Similarly, children may not know how to interact or play with their brother or sister since their abilities have changed. They may also believe that their sibling doesn’t want to play with them anymore. Again, it is important to explain that these changes are caused by the tumor rather than being the child’s choice. Then you can help your children find new ways of playing or being together. Healthy siblings can read stories to their brother or sister, watch movies or listen to music together. They can also play “for” their sibling; some examples of this are making a beaded bracelet or building a LEGO tower by asking their sibling what color bead or LEGO block to use next. They can also draw a picture or write a story based on their sibling’s ideas about what to draw or write. When thinking about how to help children play together, consider what they used to do together and try to find ways to adapt those activities. Children may have a hard time trying new things; it can be easier and more comfortable to do what feels familiar.
Some other considerations we’ve learned about siblings are:
- Healthy siblings need opportunities to play for themselves.
- They will need your assistance to find a balance between feeling helpful without taking on too much responsibility for their sibling with a brain tumor.
- Even when they understand why their brother or sister needs the extra attention, siblings need support to make sense of, and express, their emotions and possible feelings of jealousy about the extra attention their ill sibling is getting.
- Sometimes siblings are asked to be patient, helpful, and understanding for a long time, which isn’t easy. This is a challenging experience for children of all ages, and their frustrations can be expressed differently at different developmental stages.
- All children need to know that their needs will be met.
- Children of all ages need love and support from their parents, though how they express this need changes at different ages.
- It is important to recognize and tell each child how much you appreciate all that he or she has done throughout their sibling’s illness, including specific examples when possible.
- Let them know that you recognize how challenging it has been and will continue to be and encourage them to let you know when they’re struggling and need help.
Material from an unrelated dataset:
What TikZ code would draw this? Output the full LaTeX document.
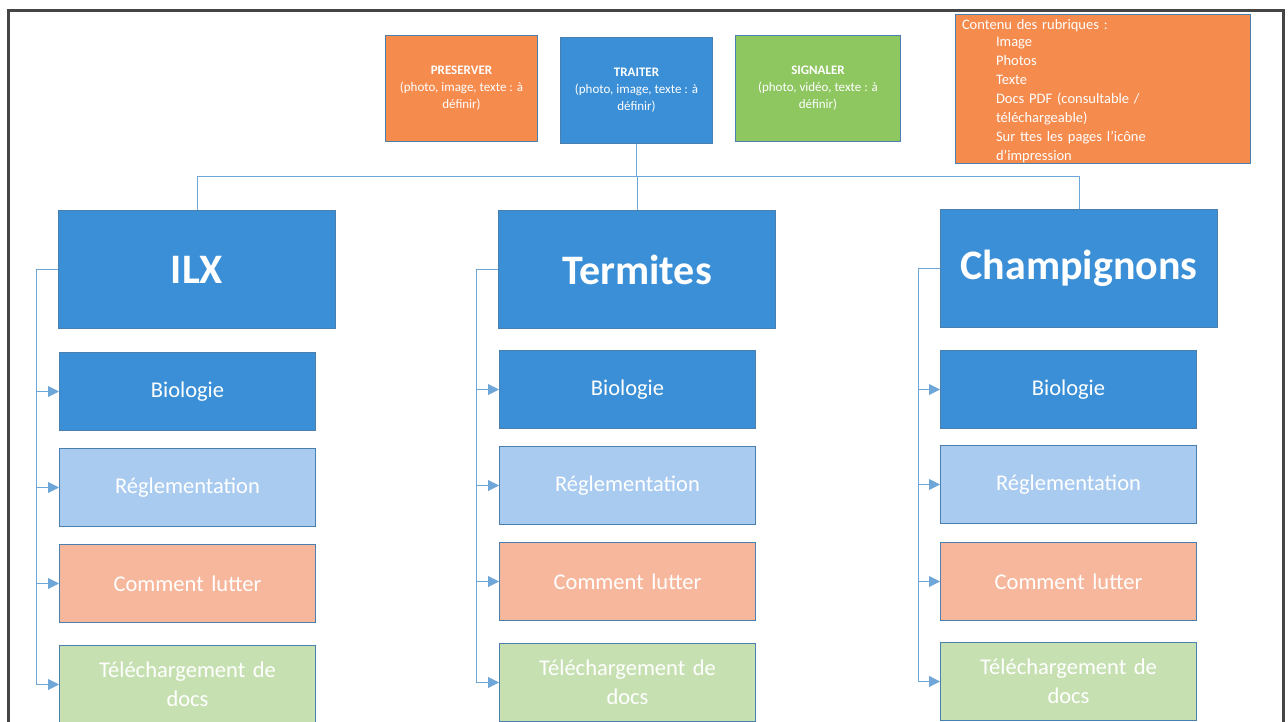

Talking with your other children about how they are feeling, helping them to understand that all of their emotions are natural, and encouraging them to express any questions or fears that they have is very important and beneficial. There may be people at the hospital or at school, such as child life specialists, social workers, counselors, or volunteers who can help support children when their sibling is ill. There may also be local organizations that can provide support.